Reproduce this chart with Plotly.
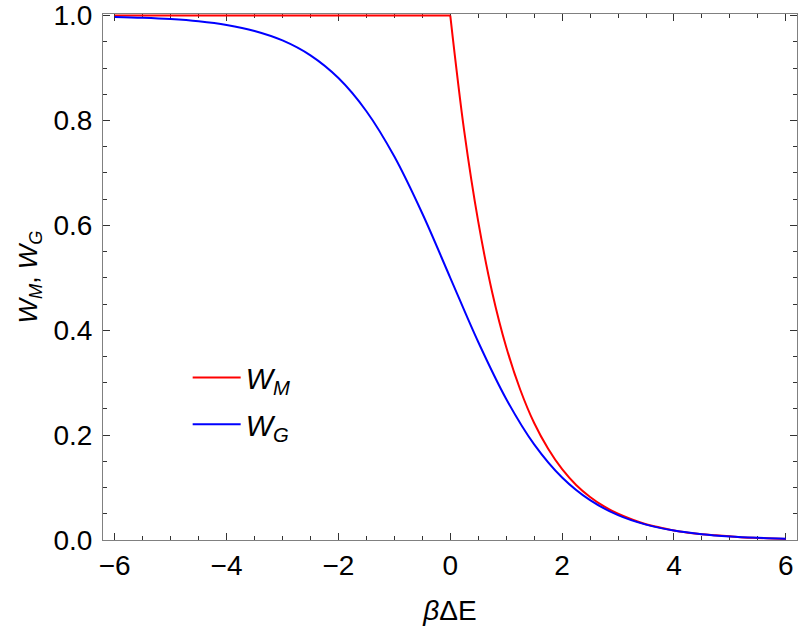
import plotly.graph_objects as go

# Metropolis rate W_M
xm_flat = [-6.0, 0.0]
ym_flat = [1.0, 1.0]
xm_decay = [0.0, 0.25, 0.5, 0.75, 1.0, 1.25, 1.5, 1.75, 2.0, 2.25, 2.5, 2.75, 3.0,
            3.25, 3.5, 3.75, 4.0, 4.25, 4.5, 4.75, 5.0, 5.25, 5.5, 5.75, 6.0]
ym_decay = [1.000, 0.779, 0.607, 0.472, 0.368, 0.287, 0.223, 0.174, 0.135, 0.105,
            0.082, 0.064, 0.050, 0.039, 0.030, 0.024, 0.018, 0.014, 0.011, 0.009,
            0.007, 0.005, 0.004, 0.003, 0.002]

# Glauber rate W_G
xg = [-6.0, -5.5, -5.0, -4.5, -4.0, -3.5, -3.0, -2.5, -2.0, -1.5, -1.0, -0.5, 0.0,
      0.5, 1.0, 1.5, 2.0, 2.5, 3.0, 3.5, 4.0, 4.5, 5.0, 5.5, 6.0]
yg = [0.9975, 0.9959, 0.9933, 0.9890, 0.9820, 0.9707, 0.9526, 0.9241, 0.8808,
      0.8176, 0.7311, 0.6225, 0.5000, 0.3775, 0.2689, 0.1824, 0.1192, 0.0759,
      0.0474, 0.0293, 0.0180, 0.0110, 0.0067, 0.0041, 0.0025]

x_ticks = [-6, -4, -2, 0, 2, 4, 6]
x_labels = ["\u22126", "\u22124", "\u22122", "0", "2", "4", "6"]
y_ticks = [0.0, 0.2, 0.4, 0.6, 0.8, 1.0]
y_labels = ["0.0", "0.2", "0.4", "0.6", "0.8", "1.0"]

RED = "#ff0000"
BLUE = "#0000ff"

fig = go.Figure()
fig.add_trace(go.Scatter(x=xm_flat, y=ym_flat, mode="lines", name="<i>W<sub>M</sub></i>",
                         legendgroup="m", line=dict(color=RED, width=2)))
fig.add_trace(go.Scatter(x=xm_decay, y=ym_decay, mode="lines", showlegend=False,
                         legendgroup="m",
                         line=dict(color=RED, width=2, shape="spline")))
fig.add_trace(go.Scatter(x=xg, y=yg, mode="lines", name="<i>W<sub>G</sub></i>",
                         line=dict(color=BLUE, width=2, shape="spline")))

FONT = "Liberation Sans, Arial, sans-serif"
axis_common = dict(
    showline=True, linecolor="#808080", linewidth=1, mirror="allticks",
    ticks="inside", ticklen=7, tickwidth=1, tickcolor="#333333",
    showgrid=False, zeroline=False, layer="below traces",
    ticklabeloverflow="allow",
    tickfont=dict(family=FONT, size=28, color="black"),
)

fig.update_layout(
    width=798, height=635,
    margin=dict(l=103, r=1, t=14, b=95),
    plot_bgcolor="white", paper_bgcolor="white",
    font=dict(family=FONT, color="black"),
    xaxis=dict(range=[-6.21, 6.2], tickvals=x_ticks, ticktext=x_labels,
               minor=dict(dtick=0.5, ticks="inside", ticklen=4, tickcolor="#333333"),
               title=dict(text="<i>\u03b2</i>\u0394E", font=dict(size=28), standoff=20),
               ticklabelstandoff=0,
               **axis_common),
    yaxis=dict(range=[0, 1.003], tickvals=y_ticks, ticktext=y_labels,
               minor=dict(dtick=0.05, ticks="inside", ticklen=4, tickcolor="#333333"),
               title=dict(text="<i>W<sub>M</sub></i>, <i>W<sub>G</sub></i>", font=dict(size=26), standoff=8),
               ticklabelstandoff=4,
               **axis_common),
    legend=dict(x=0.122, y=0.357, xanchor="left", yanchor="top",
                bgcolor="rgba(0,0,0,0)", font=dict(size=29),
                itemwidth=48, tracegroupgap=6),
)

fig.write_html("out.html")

STATED TASK: Could the lines from the top of the material through the line with "import plotly.graph_objects as go" be repeated exactly, pictures left out?

CORRECT ANSWER:
Reproduce this chart with Plotly.
import plotly.graph_objects as go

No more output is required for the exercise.